Cox-o-t-Estate 19.04.2002 Dresden, Gorbitzer Kapelle von rls Die livehaftige Begutachtung
dieser Formation hatte mir der Gorbitzer Kirchenmusiker Reinhard John nachdrücklich
empfohlen, und in der Nachbetrachtung stellte sich sein Rat als weise heraus.
Irgendwie paßte der Veranstaltungsort auch perfekt zur Band: Auf
den ersten Blick etwas sperrig (die Band) bzw. unnahbar (der klotzartige,
offenbar gründerzeitliche, beengte und von alten Bäumen umstandene
Bau der Gorbitzer Kapelle, dessen zur Uthmannstraße gewandte Rückseite
mich etwas an die der Loschwitzer Kapelle erinnerte) wirkend, offenbarte
sich beim genaueren Begutachten ein liebenswürdiger Kern in der melodischen
Gestaltung (die Band) bzw. im fast kubischen gemütlichen Kirchenraum.

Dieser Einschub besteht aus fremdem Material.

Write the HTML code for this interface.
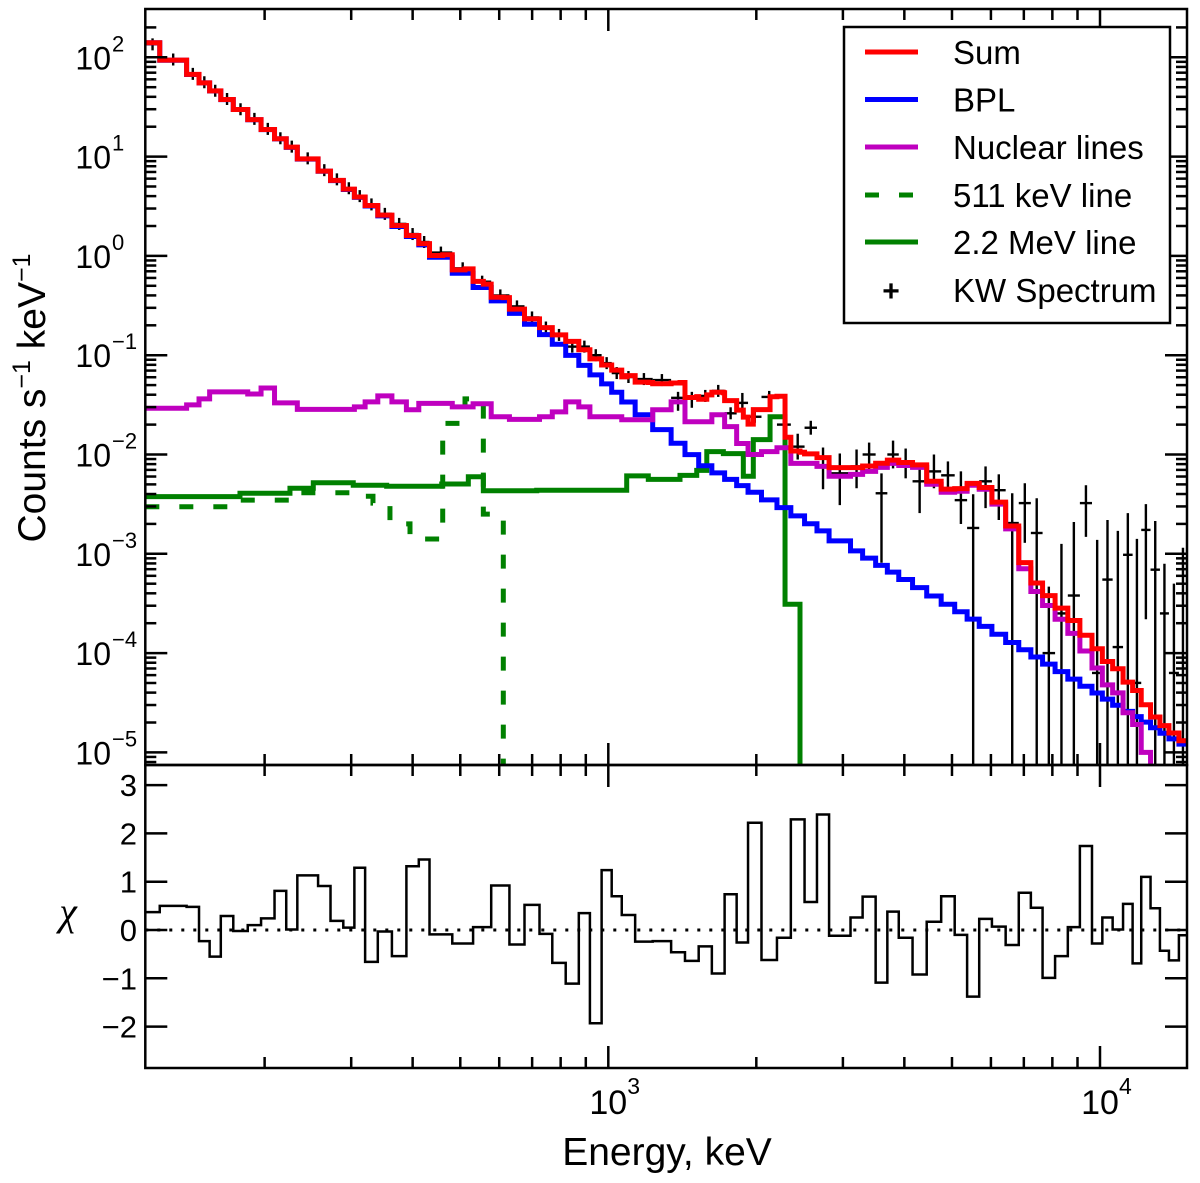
<!DOCTYPE html>
<html><head><meta charset="utf-8"><style>
html,body{margin:0;padding:0;background:#fff;}
svg{display:block;font-family:"Liberation Sans",sans-serif;}
</style></head><body>
<svg id="chart" width="1200" height="1183" viewBox="0 0 1200 1183" xmlns="http://www.w3.org/2000/svg">
<defs>
<clipPath id="mainClip"><rect x="145.3" y="9" width="1041.7" height="756"/></clipPath>
<clipPath id="resClip"><rect x="145.3" y="765" width="1041.7" height="304"/></clipPath>
</defs>
<g id="layer-data" clip-path="url(#mainClip)"></g>
<g id="layer-models" clip-path="url(#mainClip)"></g>
<g id="layer-res" clip-path="url(#resClip)"></g>
<g id="layer-axes"></g>
<g id="legend">
  <rect x="844" y="27" width="326" height="296" fill="#fff" stroke="#000" stroke-width="2.5"/>
  <line x1="865" y1="52" x2="918" y2="52" stroke="#ff0000" stroke-width="5"/>
  <text x="953" y="64" font-size="33">Sum</text>
  <line x1="865" y1="99.5" x2="918" y2="99.5" stroke="#0000ff" stroke-width="5"/>
  <text x="953" y="111.5" font-size="33">BPL</text>
  <line x1="865" y1="147" x2="918" y2="147" stroke="#bf00bf" stroke-width="5"/>
  <text x="953" y="159" font-size="33">Nuclear lines</text>
  <line x1="865" y1="195" x2="918" y2="195" stroke="#008000" stroke-width="5" stroke-dasharray="14,20"/>
  <text x="953" y="207" font-size="33">511 keV line</text>
  <line x1="865" y1="242" x2="918" y2="242" stroke="#008000" stroke-width="5"/>
  <text x="953" y="254" font-size="33">2.2 MeV line</text>
  <text x="891" y="301" font-size="30" font-weight="bold" text-anchor="middle">+</text>
  <text x="953" y="302" font-size="33">KW Spectrum</text>
</g>
<text x="667" y="1165" font-size="39" text-anchor="middle">Energy, keV</text>
<text transform="translate(45,398) rotate(-90)" font-size="39" text-anchor="middle">Counts s<tspan dy="-15" font-size="25">−1</tspan><tspan dy="15"> keV</tspan><tspan dy="-15" font-size="25">−1</tspan></text>
<text x="68" y="925" font-size="40" font-style="italic" font-family="Liberation Serif, serif" text-anchor="middle">χ</text>
</svg>
<script>
// common channel grid (bin edges, keV)
const binEdges = [114.4,122.4,138.8,147.1,154.6,162.9,172.7,184.8,196.7,209.5,221.3,233.1,256.9,272.3,289.1,304.5,320.2,339.8,363.0,388.5,411.7,432.9,481.6,530.9,577.9,629.4,675.4,724.6,769.3,819.2,871.0,917.5,969.2,1016,1065,1134,1231,1342,1432,1527,1624,1724,1824,1924,2049,2203,2351,2507,2657,2812,3109,3290,3497,3694,3897,4157,4442,4753,5064,5367,5680,6028,6429,6836,7234,7642,8103,8601,9101,9632,10110,10610,11140,11650,12130,12670,13240,13810,14470,15030];
const bplValues = [140,93.5,67.2,55.2,45.8,37.5,29.8,23.5,18.7,15.1,12.4,9.44,7.11,5.73,4.67,3.88,3.18,2.53,1.98,1.57,1.29,0.97,0.668,0.48,0.352,0.264,0.205,0.161,0.129,0.0995,0.0789,0.0634,0.0514,0.0424,0.0338,0.0251,0.0178,0.0130,0.00998,0.00771,0.00653,0.00561,0.00486,0.00417,0.00349,0.00292,0.00241,0.00201,0.00170,0.00135,0.00107,0.000904,0.000764,0.000653,0.000551,0.000456,0.000376,0.000310,0.000261,0.000220,0.000186,0.000155,0.000128,0.000108,0.0000914,0.0000774,0.0000650,0.0000547,0.0000463,0.0000397,0.0000344,0.0000298,0.0000259,0.0000229,0.0000202,0.0000177,0.0000156,0.0000137,0.0000121];
const nuclearValues = [0.0292,0.0292,0.0316,0.0363,0.0427,0.0427,0.0427,0.0407,0.0468,0.0331,0.0331,0.0285,0.0285,0.0285,0.0285,0.0302,0.0339,0.0389,0.0339,0.0282,0.0327,0.0327,0.0302,0.0324,0.0240,0.0226,0.0226,0.0240,0.0269,0.0339,0.0302,0.0240,0.0240,0.0240,0.0224,0.0224,0.0282,0.0339,0.0214,0.0214,0.0251,0.0191,0.0129,0.0100,0.0107,0.0117,0.00813,0.00813,0.00759,0.00603,0.00631,0.00676,0.00741,0.00813,0.00776,0.00741,0.00501,0.00417,0.00427,0.00490,0.00447,0.00316,0.00178,0.000708,0.000417,0.000302,0.000219,0.000158,0.000105,0.0000708,0.0000479,0.0000398,0.0000251,0.0000191,0.00001,0.000005,0.000003,0.000002,0.000001];
const line511Edges = [114.4,178.2,228.4,302.5,332.2,359.7,395.1,460.5,511.2,557,611.6,15030];
const line511Values = [0.00298,0.00347,0.00412,0.0038,0.00324,0.0020,0.00141,0.0206,0.0363,0.00251,1e-9];
const line22Edges = [114.4,178.2,225.2,251.2,302.9,354.2,458.4,519.2,557,715.2,1090,1206,1399,1513,1586,1714,1882,1972,2133,2288,2454,15030];
const line22Values = [0.00376,0.00407,0.00457,0.0052,0.0049,0.00479,0.00505,0.00597,0.00432,0.00437,0.0061,0.00562,0.00617,0.00692,0.0107,0.0102,0.00603,0.0141,0.024,0.00031,1e-9];
const dataValues = [135,95,68,56,46,38,30,24,19,15.3,12.6,9.6,7.3,5.9,4.8,4.0,3.3,2.65,2.1,1.66,1.38,1.08,0.75,0.55,0.40,0.31,0.24,0.19,0.16,0.122,0.122,0.100,0.0832,0.0661,0.0603,0.0575,0.0562,0.0372,0.0372,0.0389,0.0437,0.026,0.0331,0.024,0.038,0.020,0.012,0.0186,0.00759,0.00646,0.00759,0.010,0.00407,0.010,0.00813,0.00537,0.00676,0.00617,0.00347,0.00182,0.00537,0.00437,0.00204,0.00324,0.00162,0.0001,0.000251,0.00038,0.00324,0.0000631,0.00055,0.000115,0.000977,0.0000501,0.00174,0.000692,0.000251,0.0000631,0.001];
const dataErrUpDex = [0.03,0.03,0.03,0.03,0.03,0.03,0.03,0.03,0.03,0.03,0.03,0.03,0.03,0.03,0.03,0.03,0.03,0.03,0.03,0.03,0.03,0.03,0.03,0.03,0.03,0.03,0.03,0.03,0.03,0.04,0.04,0.04,0.04,0.04,0.04,0.04,0.04,0.05,0.06,0.05,0.04,0.06,0.1,0.05,0.05,0.07,0.13,0.07,0.19,0.2,0.17,0.12,0.2,0.14,0.15,0.15,0.17,0.14,0.29,0.34,0.15,0.16,0.3,0.2,0.35,0.67,0.7,0.74,0.18,1.34,0.6,1.17,0.42,1.45,0.26,0.49,0.5,0.9,0.05];
const dataErrDnDex = [0.03,0.03,0.03,0.03,0.03,0.03,0.03,0.03,0.03,0.03,0.03,0.03,0.03,0.03,0.03,0.03,0.03,0.03,0.03,0.03,0.03,0.03,0.03,0.03,0.03,0.03,0.03,0.03,0.03,0.04,0.04,0.04,0.04,0.04,0.04,0.04,0.04,0.13,0.1,0.05,0.04,0.06,0.1,0.05,0.05,0.07,0.13,0.07,0.23,0.32,0.22,0.16,0.7,0.14,0.15,0.32,0.17,0.14,0.24,9,0.27,0.3,9,0.4,9,9,9,9,0.34,9,9,9,9,9,0.9,9,9,9,9];
const chiValues = [0.37,0.50,0.48,-0.23,-0.55,0.29,-0.02,0.10,0.24,0.81,0.01,1.13,0.91,0.19,0.05,1.29,-0.66,-0.03,-0.54,1.32,1.46,-0.09,-0.28,0.06,0.92,-0.30,0.52,-0.08,-0.68,-1.11,0.35,-1.93,1.24,0.70,0.31,-0.24,-0.23,-0.46,-0.64,-0.34,-0.90,0.74,-0.26,2.22,-0.62,-0.16,2.29,0.58,2.39,-0.12,0.26,0.69,-1.09,0.38,-0.16,-0.92,0.17,0.70,-0.10,-1.38,0.23,0.07,-0.31,0.77,0.46,-0.99,-0.54,0.06,1.74,-0.28,0.26,0.01,0.54,-0.69,1.10,0.45,-0.43,-0.63,-0.11];
const xTickLabels = ["10","10"];
const xTickExps = ["3","4"];
const yTickExps = ["2","1","0","-1","-2","-3","-4","-5"];
const chiTickLabels = ["3","2","1","0","-1","-2"];

const NS="http://www.w3.org/2000/svg";
const X0=145.3,X1=1187,YT=9,YM=765,YB=1068;
function xs(E){return 608.3+491.7*(Math.log10(E)-3);}
function ys(v){return 57.3+99.3*(2-Math.log10(Math.max(v,1e-12)));}
function yr(c){return 930-48.3*c;}
function el(tag,attrs,parent){const e=document.createElementNS(NS,tag);for(const k in attrs)e.setAttribute(k,attrs[k]);parent.appendChild(e);return e;}
function stepPath(edges,vals){let d="";for(let i=0;i<vals.length;i++){const y=ys(vals[i]).toFixed(2);const xa=xs(edges[i]).toFixed(2),xb=xs(edges[i+1]).toFixed(2);d+=(i===0?"M":"L")+xa+","+y+"L"+xb+","+y;}return d;}
function stepVal(edges,vals,E){for(let i=0;i<vals.length;i++){if(E>=edges[i]&&E<edges[i+1])return vals[i];}return 0;}

const gData=document.getElementById('layer-data');
for(let i=0;i<dataValues.length;i++){
  const xa=xs(binEdges[i]),xb=xs(binEdges[i+1]),xc=(xa+xb)/2,yc=ys(dataValues[i]);
  const yUp=ys(dataValues[i]*Math.pow(10,dataErrUpDex[i]));
  const yDn=dataErrDnDex[i]>=9?800:ys(dataValues[i]/Math.pow(10,dataErrDnDex[i]));
  const h=el('line',{x1:xa,y1:yc,x2:xb,y2:yc,stroke:'#000','stroke-width':2.4},gData);
  
  
  const v=el('line',{x1:xc,y1:Math.min(yUp,yc-6),x2:xc,y2:Math.max(yDn,yc+6),stroke:'#000','stroke-width':2.4},gData);
  
  
}

const gM=document.getElementById('layer-models');
const p511=el('path',{d:stepPath(line511Edges,line511Values),fill:'none',stroke:'#008000','stroke-width':5,'stroke-dasharray':'14,20'},gM);


const p22=el('path',{d:stepPath(line22Edges,line22Values),fill:'none',stroke:'#008000','stroke-width':5},gM);


const pB=el('path',{d:stepPath(binEdges,bplValues),fill:'none',stroke:'#0000ff','stroke-width':5},gM);


const pN=el('path',{d:stepPath(binEdges,nuclearValues),fill:'none',stroke:'#bf00bf','stroke-width':5},gM);


// sum on union of edges
const uni=[...new Set(binEdges.concat(line511Edges,line22Edges))].sort((a,b)=>a-b);
const sumVals=[];
for(let i=0;i<uni.length-1;i++){const m=Math.sqrt(uni[i]*uni[i+1]);sumVals.push(stepVal(binEdges,bplValues,m)+stepVal(binEdges,nuclearValues,m)+stepVal(line511Edges,line511Values,m)+stepVal(line22Edges,line22Values,m));}
const pS=el('path',{d:stepPath(uni,sumVals),fill:'none',stroke:'#ff0000','stroke-width':5},gM);



// residuals
const gR=document.getElementById('layer-res');
const z=el('line',{x1:X0,y1:yr(0),x2:X1,y2:yr(0),stroke:'#000','stroke-width':3,'stroke-dasharray':'3,9'},gR);


let dr="";
for(let i=0;i<chiValues.length;i++){const y=yr(chiValues[i]).toFixed(2);dr+=(i===0?"M":"L")+xs(binEdges[i]).toFixed(2)+","+y+"L"+xs(binEdges[i+1]).toFixed(2)+","+y;}
const pr=el('path',{d:dr,fill:'none',stroke:'#000','stroke-width':2.5},gR);



// axes
const gA=document.getElementById('layer-axes');
function tick(x1,y1,x2,y2,name){const t=el('line',{x1:x1,y1:y1,x2:x2,y2:y2,stroke:'#000','stroke-width':2.5},gA);}
const fr1=el('rect',{x:X0,y:YT,width:X1-X0,height:YM-YT,fill:'none',stroke:'#000','stroke-width':2.5},gA);


const fr2=el('rect',{x:X0,y:YM,width:X1-X0,height:YB-YM,fill:'none',stroke:'#000','stroke-width':2.5},gA);


// x ticks
for(let d=2;d<=4;d++){for(let m=1;m<=9;m++){const E=m*Math.pow(10,d);const x=xs(E);if(x<X0+1||x>X1-1)continue;const L=m===1?22:11;
  tick(x,YT,x,YT+L,'x-tick-top');tick(x,YM,x,YM-L,'x-tick-main-bottom');tick(x,YM,x,YM+L,'x-tick-res-top');tick(x,YB,x,YB-L,'x-tick-bottom');}}
xTickExps.forEach((ex,i)=>{const x=xs(Math.pow(10,3+i));const t=el('text',{x:x,y:1114,'font-size':34,'text-anchor':'middle'},gA);t.textContent=xTickLabels[i];
  const s=el('text',{x:x+19,y:1094,'font-size':23},gA);s.textContent=ex;});
// y ticks main
for(let e=-6;e<=2;e++){for(let m=1;m<=9;m++){const v=m*Math.pow(10,e);const y=ys(v);if(y<YT+1||y>YM-1)continue;const L=m===1?22:11;tick(X0,y,X0+L,y,'y-tick-left');tick(X1,y,X1-L,y,'y-tick-right');}}
yTickExps.forEach(ex=>{const y=ys(Math.pow(10,+ex));const t=el('text',{x:111,y:y+12,'font-size':32,'text-anchor':'end'},gA);t.textContent='10';
  const s=el('text',{x:112,y:y-6,'font-size':22},gA);s.textContent=ex.replace('-','−');});
// chi ticks
chiTickLabels.forEach(lb=>{const c=+lb;const y=yr(c);tick(X0,y,X0+22,y,'chi-tick-left');tick(X1,y,X1-22,y,'chi-tick-right');
  const t=el('text',{x:137,y:y+11,'font-size':31,'text-anchor':'end'},gA);t.textContent=lb.replace('-','−');});
</script>
</body></html>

Hatte ich mich unterwegs extra beeilt, stellte sich wieder mal heraus,
daß das alte Klischee, Rockkonzerte müßten stets verspätet
beginnen, auch hier zutraf, und bis zum Beginn wurde man noch mit abwechslungsreichen
Retortenklängen zwischen "The Final Countdown", Bad Religion (!) und
irgendwelchen Rhythm & Blues-Liveaufnahmen, die mindestens 50 Jahre
in einem feuchten Keller gelegen haben müssen, unterhalten. Letztlich
waren ca. 60 Leute anwesend, und diese bekamen einen genausoviele Minuten
dauernden Gig von Cox-o-t-Estate vorgesetzt. War ich mir nach den ersten
beiden Songs "Band On The Wall" und "In My Rockery" noch sicher, hier Dresdens
Antwort auf Morning Before vor mir
zu haben, verwässerte dieses Bild im Verlaufe der weiteren 10 Tracks
zunehmend. Phasenweise gebärdeten sich Cox-o-t-Estate genauso kryptisch
und sperrig, wie ihre Bandnamenwahl schon suggeriert (was auch immer der
Name zu bedeuten hat), andererseits hatten sie aber auch eingängige
Refrains gebunkert und blieben stilistisch auch nicht im puren Indierock
stecken, sondern holten auch mal einen kurzen Hardcoreknüppel aus
dem Sack oder verfielen in leise, balladeske Töne. Die fünf Bandmitglieder
fielen größtenteils durch beherztes Engagement auf, lediglich
die Keyboarderin und zweite Sängerin wirkte irgendwie etwas verloren,
und man frage mich nicht, wozu sie ihren linken Arm überhaupt brauchte
- jedenfalls nicht zum Keyboardspielen. Auch ihre Gesangsparts ließen
mitunter melodische Treffsicherheit vermissen. Dafür riß ihre
Kollegin am Hauptmikro aber die Kastanien aus dem Feuer, einesteils mit
einer erstklassigen Gesangsleistung kreuz und quer durch alle Lagen, zweitens
mit einem ans Wahnsinnige grenzenden Bewegungsdrang (das gipfelte dann
schon mal darin, daß sie sich während eines langen instrumentalen
Intros quer durch den Altarraum wälzte) und drittens mit einer an
Schizophrenie grenzenden Diskrepanz zwischen diesem furienhaften Benehmen
und den fast schüchtern ins Mikro gehauchten Ansagen. Diese nebenbei
auch noch gutaussehende Frau ist definitiv der Haupttrumpf von Cox-o-t-Estate
- ein weiterer hört auf den Namen "No-One Cares" und stellt so eine
Art Mini-Hit der Combo dar, der, wäre er von den Guano Apes, längst
millionenfach in deutschen Haushalten stände. Was für ein losmarschierender
Refrain (im Kontrast zur zurückhaltenderen Strophe)! Einige Anwesende
schienen den Track zu kennen und begannen mit mehr oder weniger intensiven
Tanzbemühungen, und auch ansonsten stießen Cox-o-t-Estate auf
eine positive Resonanz beim Publikum. Dafür, daß ich mich nun
gerade auf die Empore verzogen hatte, wo es dem Sound etwas an Höhen
mangelte, kann die Band ja nichts. Nur warum der Fünfer aus Prinzip
keine Zugaben gibt, versteh' ich nicht so ganz. Aber egal: Diese junge
Band agierte mit professionellem Anspruch, und sie müßte im
Prinzip nur von einer fähigen Plattenfirma entdeckt werden, um diverse
Schritte nach oben klettern zu können. Ich wünsche es den drei
Dresdnern und zwei Dresdnerinnen auf jeden Fall.